Will Covid vaccine success make Israel this summer's hottest holiday destination?

How is Israel ready to open up its borders to tourists once more - ITV News Senior International Correspondent John Irvine finds out

This summer the safest Mediterranean beaches might well be found in Israel.

That’s because the majority of locals congregating on them have been fully vaccinated and the tourists who join them will have been too.

The UK and Israel are poised to announce a mutual travel corridor that is likely to open on May 23, with Israel expected to be on the green list of countries the government is set to announce on Friday.

This will mean Brits returning from Israel – and Israelis visiting the UK – won’t be required to quarantine.

The ceiling of the Church of the Holy Sepulchre in Jerusalem, Israel Credit: Victoria Jones/PA

Israel is expected to reciprocate by allowing organised tour groups of vaccinated Brits to enter the country without having to quarantine.

The Israeli government are allowing only tour groups to start with because they are easier to monitor than individuals, although if all goes well individual tourists will probably be allowed in from July.

This is a step change for Israel, where a ban on foreigners entering the country has been in effect for more than a year.

Israel’s mass vaccination programme has been a huge success. The government paid Pfizer way over the odds to get vaccines here in volume and fast.

That decision looks all the more prudent with the news on Thursday that research from Israel shows both doses provide more than 95% protection against infection, serious illness and death.

While it also has beaches on the Dead Sea, the Red Sea and the Sea of Galilee, it’s the beaches of the Med that most tourists will flock to. Sunshine is guaranteed and in general the water is crystal clear.
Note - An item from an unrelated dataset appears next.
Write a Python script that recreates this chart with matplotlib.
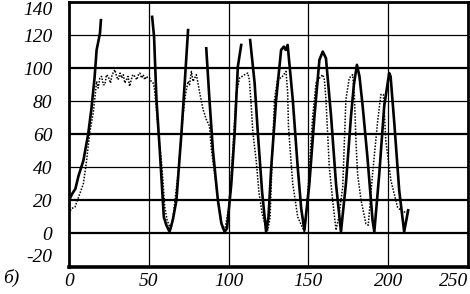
import numpy as np
import matplotlib.pyplot as plt

# solid trace (nan = break where the trace is cut off)
solid_x = [0, 2, 4, 6, 9, 12, 14, 16, 17.3, 19.4, 20, np.nan,
           52.1, 53.3, 54.8, 56.9, 59.4, 61, 63, 65, 67.3, 70.4, 72.5, 74.6, np.nan,
           86, 88, 90.2, 93.3, 95.5, 97.5, 99, 101.7, 103.8, 105.8, 107.9, np.nan,
           113.5, 116.3, 118.3, 121, 123.5, 125, 126.7, 129.8, 132.9, 134.6, 135.8, 137,
           140.2, 143.3, 145.5, 147.5, 150.6, 153.8, 156.9, 159, 161, 164.2, 167.3, 170.4,
           173.5, 176.7, 178.5, 180.4, 182, 184, 187, 190.2, 191.3, 194.4, 197.5, 200.6,
           201.5, 203.8, 206.9, 210, 212.5]
solid_y = [20, 24, 27, 35, 44, 60, 75, 94, 111, 121, 129, np.nan,
           131, 119, 81, 50, 10, 5, 1, 8, 20, 60, 91, 123, np.nan,
           112, 81, 50, 20, 6, 1, 3, 30, 61, 101, 114, np.nan,
           117, 91, 61, 25, 1, 10, 40, 81, 111, 113, 111, 114,
           81, 40, 15, 2, 30, 71, 105, 110, 106, 71, 30, 1,
           30, 71, 90, 102, 95, 77, 46, 8, 1, 36, 77, 97,
           95, 67, 26, 1, 14]

# dotted trace
dot_x = [0, 1.5, 3.75, 6, 9, 11, 13, 15.2, 16, 17.3, 18.3, 19.3, 20.4, 21.5, 22.5, 23.5,
         24.6, 26, 27, 28.75, 29.8, 30.8, 32, 33, 34, 35, 36, 37, 38, 39, 40, 41.25,
         42.5, 43.5, 44.4, 45.5, 46.5, 47.5, 48.5, 49.5, 50.6, 51.5, 52.7, 53.5, 54.8,
         56, 57.9, 59, 60, 61.5, 63.1, 64, 65.2, 68.3, 71.4, 73, 74.6, 75.5, 76.7, 77.7,
         78.7, 79.8, 81, 81.9, 84, 86, 88, 89.2, 91.2, 93.3, 95, 96.5, 98, 100, 102,
         104.8, 106.9, 108.5, 110, 112, 113, 114.2, 115.2, 117.3, 119, 121, 123, 124.6,
         126, 127.5, 128.75, 130.8, 132.9, 134.5, 136, 137, 137.5, 139, 140.2, 143.3,
         147.5, 149, 150.6, 152.7, 154.8, 157, 159, 160, 161, 163.1, 165.2, 167.3, 169,
         171.5, 173.5, 175.6, 177.7, 178.75, 179.8, 180.8, 183, 186, 187.5, 190.2, 193.3,
         195.4, 197, 198.5, 201.7, 205.8, 208.9, 212.5]
dot_y = [12, 15, 16, 22, 30, 44, 61, 73, 80, 92, 88, 94, 95, 90, 90, 96,
         95, 91, 96, 99, 95, 93, 97, 94, 96, 91, 93, 95, 89, 93, 96, 95,
         93, 96, 97, 94, 96, 93, 95, 94, 94, 92, 91, 88, 75,
         60, 44, 30, 16, 8, 4, 3, 10, 36, 71, 84, 92, 90, 98, 92,
         94, 96, 90, 85, 75, 69, 65, 51, 36, 20, 8, 2, 4, 15, 40,
         85, 94, 95, 96, 97, 93, 77, 61, 44, 25, 12, 5, 2,
         10, 50, 81, 94, 94, 96, 98, 85, 65, 45, 30, 10,
         1, 15, 40, 71, 91, 94, 96, 93, 81, 40, 20, 2, 10,
         28, 81, 94, 96, 85, 56, 36, 20, 6, 5, 36, 67,
         84, 84, 56, 32, 16, 13, 13]

x_ticks = [0, 50, 100, 150, 200, 250]
y_ticks = [-20, 0, 20, 40, 60, 80, 100, 120, 140]
thick_y = [0, 20, 60, 100]
thin_y = [40, 80, 120]

plt.rcParams['font.family'] = ['Liberation Serif', 'DejaVu Serif']
plt.rcParams['font.style'] = 'italic'
plt.rcParams['axes.unicode_minus'] = False

fig = plt.figure(figsize=(4.7, 2.94), dpi=100)
ax = fig.add_axes([69/470, 1 - 266.5/294, 399/470, 264.5/294])

for v in thick_y:
    ax.axhline(v, color='k', lw=1.6, zorder=1)
for v in thin_y:
    ax.axhline(v, color='k', lw=0.9, zorder=1)
for v in x_ticks[1:-1]:
    ax.axvline(v, color='k', lw=0.9, zorder=1)

ax.plot(dot_x, dot_y, color='k', lw=1.1, linestyle=(0, (1, 1)), zorder=2)
ax.plot(solid_x, solid_y, color='k', lw=1.9, zorder=3)

ax.set_xlim(0, 250)
ax.set_ylim(-20, 140)
ax.set_xticks(x_ticks)
ax.set_yticks(y_ticks)
ax.tick_params(length=0, labelsize=14)
ax.tick_params(axis='y', pad=12)
ax.tick_params(axis='x', pad=5)
for lab in ax.get_xticklabels() + ax.get_yticklabels():
    lab.set_fontstyle('italic')
ax.get_xticklabels()[-1].set_horizontalalignment('right')
ax.get_yticklabels()[0].set_verticalalignment('bottom')
ax.get_yticklabels()[-1].set_verticalalignment('top')

for s in ['left', 'top', 'right']:
    ax.spines[s].set_linewidth(2)
ax.spines['bottom'].set_linewidth(2.6)

fig.text(11/470, 1 - 278/294, 'б)', fontsize=14, fontstyle='italic',
         ha='center', va='center')

fig.savefig('out.png', dpi=100)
Empty streets in Bethlehem in the run up to Christmas. Credit: AP

For those who tire of lounging on a beach, a visit to Jerusalem, and particular the Old City, is a must. This is a small country and most of the places that should be on your list, including Bethlehem and Nazareth, can be done in a day trip.

Tel Aviv, in particular, has vibrant nightlife. Having fun is expensive though, with hotels, food and alcohol costing London prices.

Billboards have just gone up in Piccadilly Circus promoting Israel as this year’s summer holiday destination. 

It seems vaccines have unlocked the door to the Holy Land.